July 2005 Archives

Insurance Policy Exclusion, Used Only as Definition, Is Given No Effect

July 2, 2005

Tenant sued his landlord alleging lead poisoning. The landlord filed a claim with his insurance company. The insurer sued seeking to avoid its obligation to the landlord to defend against the lawsuit, claiming that the policy had not been triggered. The policy had been drafted so that the insurer was obligated to defend only where the lead reached a certain level, a level that had not been reached here. The insurer claimed that because the level of lead was below the policy trigger point, it had no obligations to the landlord. This exclusion, however, was discussed only in the definition portion of the policy with no mention made in the exclusion portion. The court found that because the policy was poorly drafted and confusing, this exclusion would be ignored.

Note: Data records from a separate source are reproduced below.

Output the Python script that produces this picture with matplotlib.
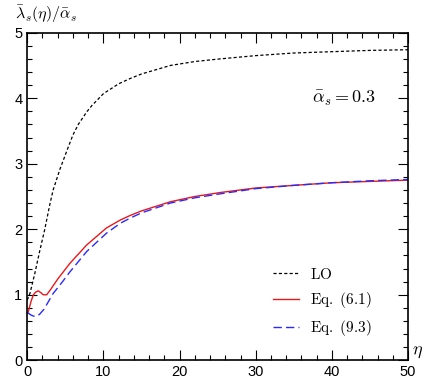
"""Ratio lambda_s(eta)/alpha_s vs eta: LO against two approximations."""
import matplotlib
matplotlib.use("Agg")
import matplotlib.pyplot as plt
import numpy as np

plt.rcParams["mathtext.fontset"] = "cm"
plt.rcParams["font.family"] = ["Liberation Sans", "DejaVu Sans"]

# values
eta_lo = [0.0, 0.35, 1.0, 1.6, 2.3, 3.0, 3.4, 4.3, 5.4, 6.0, 6.7, 7.8, 8.5,
          10.0, 12.0, 13.5, 15.0, 18.8, 22.0, 25.3, 30.0, 35.0, 40.0, 45.0, 50.0]
lam_lo = [0.92, 1.02, 1.33, 1.65, 2.00, 2.40, 2.60, 2.92, 3.26, 3.44, 3.60, 3.79,
          3.89, 4.07, 4.22, 4.30, 4.37, 4.50, 4.56, 4.60, 4.65, 4.69, 4.71,
          4.73, 4.74]

eta_61 = [0.0, 0.13, 0.5, 0.8, 1.1, 1.45, 1.8, 2.1, 2.55, 3.0, 4.0, 5.6, 7.8,
          10.4, 12.2, 13.5, 15.0, 18.8, 22.0, 25.3, 30.0, 35.0, 40.0, 45.0, 50.0]
lam_61 = [0.72, 0.74, 0.90, 1.00, 1.04, 1.06, 1.03, 1.00, 1.00, 1.07, 1.24, 1.48,
          1.76, 2.02, 2.14, 2.21, 2.28, 2.42, 2.50, 2.56, 2.63, 2.67, 2.71, 2.73,
          2.75]

eta_93 = [0.0, 0.13, 0.5, 0.8, 1.15, 1.6, 2.2, 3.4, 4.5, 5.6, 7.8, 10.4, 12.2,
          13.5, 15.0, 18.8, 22.0, 25.3, 30.0, 35.0, 40.0, 45.0, 50.0]
lam_93 = [0.73, 0.72, 0.69, 0.675, 0.67, 0.70, 0.78, 1.02, 1.18, 1.35, 1.66, 1.94,
          2.09, 2.17, 2.25, 2.40, 2.48, 2.54, 2.62, 2.67, 2.71, 2.74, 2.76]

fig = plt.figure(figsize=(4.26, 3.86), dpi=100)
ax = fig.add_axes([0.064, 0.0666, 0.894, 0.8487])

ax.plot(eta_lo, lam_lo, color="black", lw=0.9, dashes=(2.5, 1.8), label=r"$\rm LO$")
ax.plot(eta_61, lam_61, color="#e8191c", lw=1.0, label=r"$\rm Eq.\ (6.1)$")
ax.plot(eta_93, lam_93, color="#2a2aff", lw=1.0, dashes=(6, 3),
        label=r"$\rm Eq.\ (9.3)$")

ax.set_xlim(0, 50)
ax.set_ylim(0, 5)
ax.set_xticks(np.arange(0, 51, 10))
ax.set_xticks(np.arange(0, 51, 2), minor=True)
ax.set_yticks(np.arange(0, 6, 1))
ax.set_yticks(np.arange(0, 5.01, 0.2), minor=True)
ax.tick_params(which="both", direction="in", top=True, right=True,
               labelsize=10.5, width=0.8)
ax.tick_params(which="major", length=7)
ax.tick_params(which="minor", length=3.5)
for s in ax.spines.values():
    s.set_linewidth(1.2)

ax.text(-0.032, 1.025, r"$\bar\lambda_s(\eta)/\bar\alpha_s$", transform=ax.transAxes,
        fontsize=11.5, ha="left", va="bottom")
ax.text(1.01, -0.0, r"$\eta$", transform=ax.transAxes, fontsize=13,
        ha="left", va="bottom")
ax.text(0.833, 0.80, r"$\bar\alpha_s = 0.3$", transform=ax.transAxes,
        fontsize=13, ha="center", va="center")

leg = ax.legend(loc="lower right", bbox_to_anchor=(0.94, 0.025), frameon=False,
                fontsize=11, handlelength=1.7, labelspacing=0.55,
                handletextpad=0.7)

fig.savefig("out.png", dpi=100)
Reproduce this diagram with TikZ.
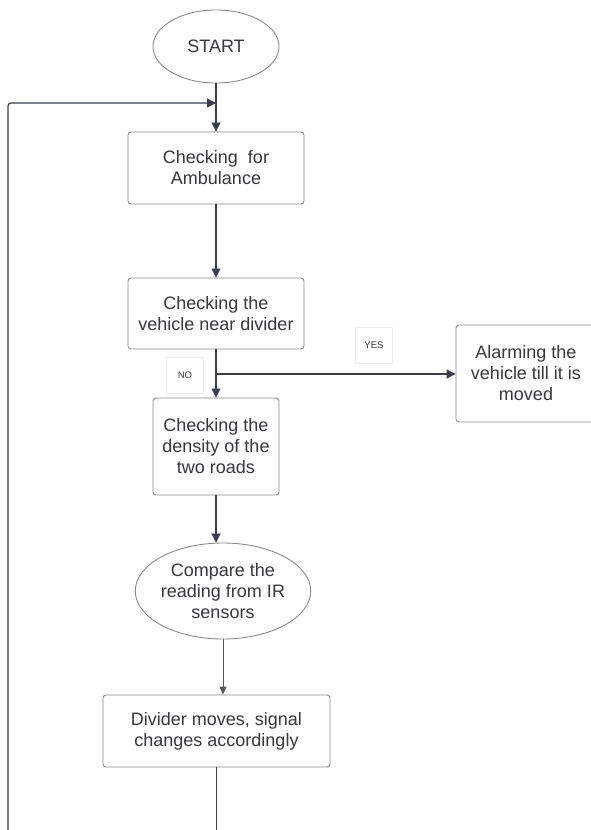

Traditional Cheese Not Entitled to Trademark Protection

July 1, 2005

This case involved two cheese manufacturers/distributors who both used the mark TRADITIONAL to describe their respective feta cheeses. The company that first used the mark sought to prevent the second company from using it in connection with its feta cheese, claiming that the mark TRADITIONAL was suggestive of the type of cheese--hand made, old word--and entitled to protection. The second company claimed that TRADITIONAL was merely descriptive of the cheese generally--unflavored and natural--and entitled to no protection. After hearing expert testimony, the court found that the mark TRADITIONAL, as applied to feta cheese, was merely descriptive of the cheese and not entitled to protection. Although descriptive marks are sometimes entitled to trademark protection, the court that no be the case.